Tentu idealnya tidak demikian. Peristiwa itu pun mesti disikapi dengan kemauan guru untuk beradaptasi dan terbuka dengan perubahan yang terjadi. Bila pada masa 10 atau belasan tahun lalu pelajaran bahasa Inggris masih menjadi momok atau tantangan tersendiri, pada masa kini, apakah tantangannya? Itulah yang perlu dipikirkan.
Para siswa yang ada di bangku sekolah saat ini merupakan generasi Z (lahir sekitar 1993 hingga 2011). Generasi ini selalu mengikuti tren terbaru, menyukai kebebasan, senang mencari pengalaman baru, dan gemar menjadi bagian dari komunitas yang selalu ingin ada (eksis) untuk masyarakat sekitar (Media Indonesia, 12/11/2017).
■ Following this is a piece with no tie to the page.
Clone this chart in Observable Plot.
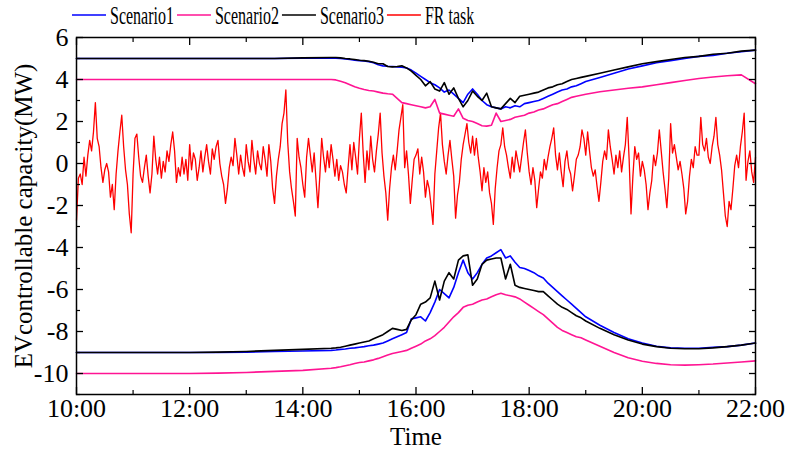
<!DOCTYPE html>
<html>
<head>
<meta charset="utf-8">
<script src="https://cdn.jsdelivr.net/npm/d3@7"></script>
<script src="https://cdn.jsdelivr.net/npm/@observablehq/plot@0.6"></script>
<style>
  html, body { margin: 0; padding: 0; background: #fff; }
  #wrap { position: relative; width: 786px; height: 452px; overflow: hidden; }
  #legend { position: absolute; left: 0; top: 0; }
  #chart { position: absolute; left: 0; top: 0; }
</style>
</head>
<body>
<div id="wrap"><div id="chart"></div><svg id="legend" width="786" height="34"></svg></div>
<script>
// ---------------- data ----------------
const seriesNames = ["Scenario1", "Scenario2", "Scenario3", "FR task"];
const seriesColors = ["#0000ff", "#ff1493", "#000000", "#ff0000"];

const sTimes = ["10:00","10:30","11:00","11:30","12:00","12:30","13:00","13:30","14:00",
  "14:30","14:35","14:40","14:45","14:50","14:55","15:00","15:05","15:10","15:15","15:20","15:25",
  "15:30","15:35","15:40","15:45","15:50","15:55","16:00","16:05","16:10","16:15","16:20","16:25",
  "16:30","16:35","16:40","16:45","16:50","16:55","17:00","17:05","17:10","17:15","17:20","17:25",
  "17:30","17:35","17:40","17:45","17:50","17:55","18:00","18:05","18:10","18:15","18:20","18:25",
  "18:30","18:35","18:40","18:45","18:50","18:55","19:00",
  "19:15","19:30","19:45","20:00","20:15","20:30","20:45","21:00","21:15","21:30","21:45","22:00"];

const s1Up = [5.0,5.0,5.0,5.0,5.0,5.0,5.0,5.0,5.02,
  5.02,5.02,5.0,4.98,4.95,4.92,4.9,4.88,4.85,4.8,4.7,4.65,
  4.63,4.62,4.6,4.58,4.55,4.45,4.3,4.15,4.0,3.85,3.75,3.6,
  3.4,3.5,3.3,3.1,2.9,3.3,3.55,3.3,3.0,2.8,2.7,2.65,
  2.6,2.7,2.65,2.75,2.7,2.85,2.9,2.95,3.0,3.1,3.2,3.3,
  3.4,3.5,3.55,3.65,3.7,3.8,3.9,
  4.1,4.3,4.5,4.65,4.8,4.9,5.0,5.1,5.15,5.25,5.32,5.4];
const s2Up = [4.0,4.0,4.0,4.0,4.0,4.0,4.0,4.0,4.0,
  4.0,3.98,3.92,3.85,3.75,3.65,3.58,3.52,3.48,3.45,3.4,3.35,
  3.32,3.3,3.1,2.9,2.85,2.8,2.75,2.7,2.65,2.7,3.05,2.4,
  2.35,2.3,2.25,2.6,2.15,2.05,2.0,1.9,1.8,1.78,1.82,2.4,
  2.0,2.05,2.1,2.2,2.25,2.3,2.4,2.45,2.55,2.6,2.7,2.8,
  2.85,2.95,3.05,3.15,3.2,3.25,3.3,
  3.42,3.5,3.58,3.65,3.75,3.85,3.95,4.05,4.12,4.18,4.22,3.8];
const s3Up = [5.0,5.0,5.0,5.0,5.0,5.0,5.0,5.0,5.03,
  5.05,5.05,5.03,5.0,4.98,4.95,4.92,4.9,4.87,4.82,4.75,4.75,
  4.62,4.6,4.62,4.65,4.55,4.4,4.2,4.0,3.7,3.9,3.55,3.45,
  3.85,3.3,3.6,3.1,2.7,3.0,3.45,3.2,3.0,3.35,2.7,2.65,
  2.6,2.85,3.1,2.9,3.2,3.25,3.3,3.35,3.4,3.5,3.6,3.65,
  3.75,3.8,3.9,4.0,4.05,4.1,4.15,
  4.3,4.45,4.6,4.75,4.85,4.95,5.05,5.1,5.2,5.25,5.35,5.4];

const s1Low = [-9.0,-9.0,-9.0,-9.0,-9.0,-9.0,-8.98,-8.95,-8.93,
  -8.9,-8.88,-8.85,-8.83,-8.8,-8.78,-8.75,-8.72,-8.68,-8.65,-8.6,-8.55,
  -8.45,-8.35,-8.25,-8.15,-8.05,-7.4,-7.35,-7.3,-7.5,-7.1,-6.6,-6.0,
  -6.2,-6.4,-5.9,-5.2,-4.6,-5.2,-5.5,-5.2,-4.8,-4.5,-4.4,-4.25,
  -4.1,-4.5,-4.4,-4.7,-4.95,-5.0,-5.1,-5.2,-5.35,-5.45,-5.7,-5.9,
  -6.1,-6.3,-6.5,-6.7,-6.9,-7.1,-7.3,
  -7.7,-8.05,-8.35,-8.55,-8.7,-8.78,-8.8,-8.8,-8.75,-8.72,-8.65,-8.55];
const s2Low = [-10.0,-10.0,-10.0,-10.0,-10.0,-9.98,-9.95,-9.9,-9.85,
  -9.75,-9.72,-9.68,-9.63,-9.58,-9.52,-9.48,-9.45,-9.4,-9.35,-9.28,-9.2,
  -9.12,-9.05,-9.0,-8.95,-8.9,-8.8,-8.7,-8.6,-8.45,-8.35,-8.2,-8.0,
  -7.8,-7.55,-7.3,-7.1,-6.85,-6.75,-6.7,-6.6,-6.5,-6.45,-6.35,-6.25,
  -6.18,-6.25,-6.3,-6.35,-6.45,-6.6,-6.75,-6.9,-7.05,-7.2,-7.4,-7.6,
  -7.8,-7.95,-8.05,-8.15,-8.25,-8.3,-8.4,
  -8.7,-9.0,-9.25,-9.42,-9.52,-9.58,-9.6,-9.58,-9.55,-9.5,-9.45,-9.4];
const s3Low = [-9.0,-9.0,-9.0,-9.0,-9.0,-8.98,-8.95,-8.9,-8.85,
  -8.8,-8.78,-8.75,-8.7,-8.65,-8.6,-8.55,-8.5,-8.45,-8.35,-8.25,-8.15,
  -8.0,-7.85,-7.9,-7.95,-7.9,-7.45,-7.2,-6.7,-6.6,-6.4,-5.6,-6.5,
  -5.6,-5.2,-5.5,-4.6,-4.4,-4.35,-5.8,-5.5,-4.8,-4.6,-4.55,-4.5,
  -4.5,-5.5,-4.8,-5.8,-5.9,-5.95,-6.0,-6.05,-6.1,-6.1,-6.3,-6.5,
  -6.7,-6.85,-6.95,-7.1,-7.25,-7.35,-7.5,
  -7.85,-8.15,-8.4,-8.6,-8.72,-8.8,-8.82,-8.82,-8.78,-8.72,-8.65,-8.55];

// FR task, one value every 2 minutes from 10:00 to 22:00 (one row per hour)
const frStepMinutes = 2;
const frValues = [
  -2.7,-0.7,-0.5,-1.0,0.3,-0.6,0.4,1.1,0.6,1.5,2.9,1.2,0.8,-0.2,-0.9,-0.3,0.0,-0.4,-1.6,-1.0,-2.2,-0.5,0.6,1.5,2.3,0.8,-0.3,-1.0,-2.4,-3.3,
  -0.5,1.2,1.4,0.3,-0.6,-0.9,-0.2,0.4,-0.6,-1.4,-0.5,1.3,0.2,-0.5,0.3,-0.7,0.1,-0.4,0.6,0.1,0.9,1.5,0.6,-0.9,-0.2,-0.6,0.3,-0.5,0.2,-0.8,
  0.9,-0.3,0.5,0.2,-0.8,-0.2,0.6,-0.4,0.3,0.9,0.1,-0.5,0.7,0.2,0.8,1.1,0.0,-0.6,-1.0,-1.9,-1.2,-0.2,0.3,-0.1,1.2,0.4,-0.5,0.4,-0.2,-0.6,
  0.9,0.1,-0.4,1.1,0.2,-0.5,0.6,0.0,-0.3,0.8,0.2,-0.6,0.9,0.1,-1.2,-1.9,-0.6,0.2,0.8,1.9,2.4,3.5,1.0,-0.4,-1.2,-1.8,-2.5,1.2,0.3,-0.2,
  -1.0,-1.6,0.3,1.2,0.4,-0.4,0.5,-0.8,-2.1,-0.6,1.2,0.3,-0.4,0.6,-0.2,0.9,0.2,-0.6,0.2,-0.8,-0.1,-0.4,-1.0,-1.4,-0.2,0.9,-0.3,1.0,0.3,-0.5,
  1.2,2.4,0.5,-0.9,0.6,-0.3,1.3,0.2,-0.4,0.6,1.4,2.4,0.5,-0.6,-1.4,-2.7,-1.2,-0.2,0.4,-0.3,0.6,1.6,2.2,2.8,-0.2,0.6,-0.5,-1.9,-0.8,0.2,
  0.4,0.7,-0.5,0.3,-0.4,-1.6,-0.8,-1.2,-2.0,-2.9,-0.5,0.6,1.7,2.4,0.9,0.1,-0.5,0.4,1.1,0.2,-0.6,-2.6,-1.5,-0.9,0.2,0.9,1.4,1.9,1.0,0.5,
  1.3,0.4,1.2,0.3,-0.4,-1.3,-0.2,-0.9,-0.4,-1.4,-1.9,-2.9,-1.2,-0.2,0.6,0.9,1.7,0.8,0.4,-0.2,-0.7,0.3,-0.4,0.6,0.1,-0.4,0.3,1.0,1.6,0.5,
  -0.4,-1.0,-0.2,-0.8,-2.1,-1.2,-0.4,-0.7,0.2,-0.3,0.3,0.8,1.2,1.7,0.4,-0.3,0.5,-0.4,-1.1,0.1,0.6,-0.2,-0.5,-1.3,-0.6,0.2,0.4,0.8,1.6,1.2,
  0.4,1.5,0.6,-0.2,-0.6,-0.3,-1.1,-1.8,-0.9,0.1,0.6,0.2,1.6,0.8,0.2,-0.5,0.4,-0.2,0.6,-0.4,0.3,0.9,2.2,0.2,-2.4,-0.6,0.8,0.2,0.5,-0.6,
  0.1,-0.3,-1.0,-2.2,-1.4,-0.8,0.4,-0.1,0.5,1.6,0.6,-0.4,-1.2,-2.1,-0.7,1.9,0.5,0.9,0.3,-0.3,0.1,-0.5,-1.2,-2.4,-1.8,-0.6,0.2,-0.2,0.8,0.4,
  0.4,2.2,0.9,0.6,1.2,0.3,0.0,0.8,1.3,2.2,0.9,0.4,-0.3,-1.4,-2.5,-3.0,-1.8,-2.2,-1.2,-0.1,0.4,-0.2,0.8,1.5,2.4,-0.8,0.1,0.6,-0.4,-0.9,
  0.3];

const xTicks = [10, 12, 14, 16, 18, 20, 22];
const xMinorTicks = [11, 13, 15, 17, 19, 21];
const yTicks = [-10, -8, -6, -4, -2, 0, 2, 4, 6];
const yMinorTicks = [-11, -9, -7, -5, -3, -1, 1, 3, 5];

// ---------------- build tables ----------------
const toHour = s => { const [h, m] = s.split(":").map(Number); return h + m / 60; };
const rows = [];
const addSeries = (name, part, vals) => vals.forEach((v, i) => rows.push({series: name, part, t: toHour(sTimes[i]), v}));
addSeries("Scenario1", "up", s1Up);
addSeries("Scenario1", "low", s1Low);
addSeries("Scenario2", "up", s2Up);
addSeries("Scenario2", "low", s2Low);
addSeries("Scenario3", "up", s3Up);
addSeries("Scenario3", "low", s3Low);
const frRows = frValues.map((v, i) => ({series: "FR task", part: "fr", t: 10 + i * frStepMinutes / 60, v}));

const FONT = "Liberation Serif, Times New Roman, serif";
const colorOf = Object.fromEntries(seriesNames.map((n, i) => [n, seriesColors[i]]));

const chart = Plot.plot({
  width: 786,
  height: 452,
  marginTop: 37,
  marginBottom: 58,
  marginLeft: 76,
  marginRight: 31,
  style: {fontFamily: FONT, fontSize: "26px", color: "black", background: "white"},
  x: {domain: [10, 22]},
  y: {domain: [-11, 6]},
  marks: [
    Plot.line(frRows, {x: "t", y: "v", stroke: colorOf["FR task"], strokeWidth: 1.3}),
    Plot.line(rows.filter(d => d.series === "Scenario2"), {x: "t", y: "v", z: "part", stroke: colorOf["Scenario2"], strokeWidth: 1.6}),
    Plot.line(rows.filter(d => d.series === "Scenario1"), {x: "t", y: "v", z: "part", stroke: colorOf["Scenario1"], strokeWidth: 1.6}),
    Plot.line(rows.filter(d => d.series === "Scenario3"), {x: "t", y: "v", z: "part", stroke: colorOf["Scenario3"], strokeWidth: 1.6}),
    // major ticks (inward) on all four sides
    Plot.axisX(xTicks, {anchor: "bottom", tickSize: -7, tickFormat: () => "", label: null, strokeWidth: 1.3}),
    Plot.axisX(xTicks, {anchor: "top", tickSize: -7, tickFormat: () => "", label: null, strokeWidth: 1.3}),
    Plot.axisY(yTicks, {anchor: "left", tickSize: -7, tickFormat: () => "", label: null, strokeWidth: 1.3}),
    Plot.axisY(yTicks, {anchor: "right", tickSize: -7, tickFormat: () => "", label: null, strokeWidth: 1.3}),
    // minor ticks
    Plot.axisX(xMinorTicks, {anchor: "bottom", tickSize: -4, tickFormat: () => "", label: null, strokeWidth: 1.2}),
    Plot.axisX(xMinorTicks, {anchor: "top", tickSize: -4, tickFormat: () => "", label: null, strokeWidth: 1.2}),
    Plot.axisY(yMinorTicks, {anchor: "left", tickSize: -4, tickFormat: () => "", label: null, strokeWidth: 1.2}),
    Plot.axisY(yMinorTicks, {anchor: "right", tickSize: -4, tickFormat: () => "", label: null, strokeWidth: 1.2}),
    // labels
    Plot.axisX(xTicks, {anchor: "bottom", tickSize: 0, tickPadding: 4, fontSize: 26,
      tickFormat: d => `${d}:00`, label: "Time", labelAnchor: "center", labelArrow: "none", labelOffset: 50}),
    Plot.axisY(yTicks, {anchor: "left", tickSize: 0, tickPadding: 8, fontSize: 26,
      tickFormat: d => `${d}`, label: "EVcontrollable capacity(MW)", labelAnchor: "center", labelArrow: "none", labelOffset: 62}),
    Plot.frame({stroke: "black", strokeWidth: 1.5})
  ]
});
document.getElementById("chart").appendChild(chart);
// axis titles slightly smaller than tick labels, as in the reference
d3.select(chart).selectAll("g[aria-label='x-axis label'] text, g[aria-label='y-axis label'] text")
  .attr("font-size", 25);

// ---------------- legend ----------------
const legend = d3.select("#legend");
const squeeze = 0.64;
let cx = 72;
seriesNames.forEach((name, i) => {
  legend.append("line").attr("x1", cx).attr("x2", cx + 34).attr("y1", 15).attr("y2", 15)
    .attr("stroke", seriesColors[i]).attr("stroke-width", 1.6);
  const t = legend.append("text").attr("x", cx + 38).attr("y", 24)
    .attr("font-family", FONT).attr("font-size", 25).attr("fill", "black").text(name);
  const w = t.node().getComputedTextLength() * squeeze;
  t.attr("textLength", w).attr("lengthAdjust", "spacingAndGlyphs");
  cx += 38 + w + 3;
});
</script>
</body>
</html>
Karakteristik generasi ini perlu dihadapi dengan cara yang berbeda. Ceramah yang berlarat-larat, gaya mengajar yang terlalu dominan dan bahkan cenderung represif, juga tugas yang tidak relevan akan ketinggalan zaman. Perlu ada model atau pendekatan baru yang kreatif dan inovatif dalam mendidik dan mengajar. Gurulah yang bertugas untuk mencari, menemukan, dan pada akhirnya memformulasikan cara-cara belajar yang relevan.
Itulah yang harus dipikirkan dan dikembangkan guru, agar ruang-ruang kelas menjadi hidup dan berdaya gugah. Awal semester sudah menanti, mari kita lakukan tugas mulia, yakni mencerdaskan siswa agar siap menghadapi tantangan di hari depan. Selamat mengajar!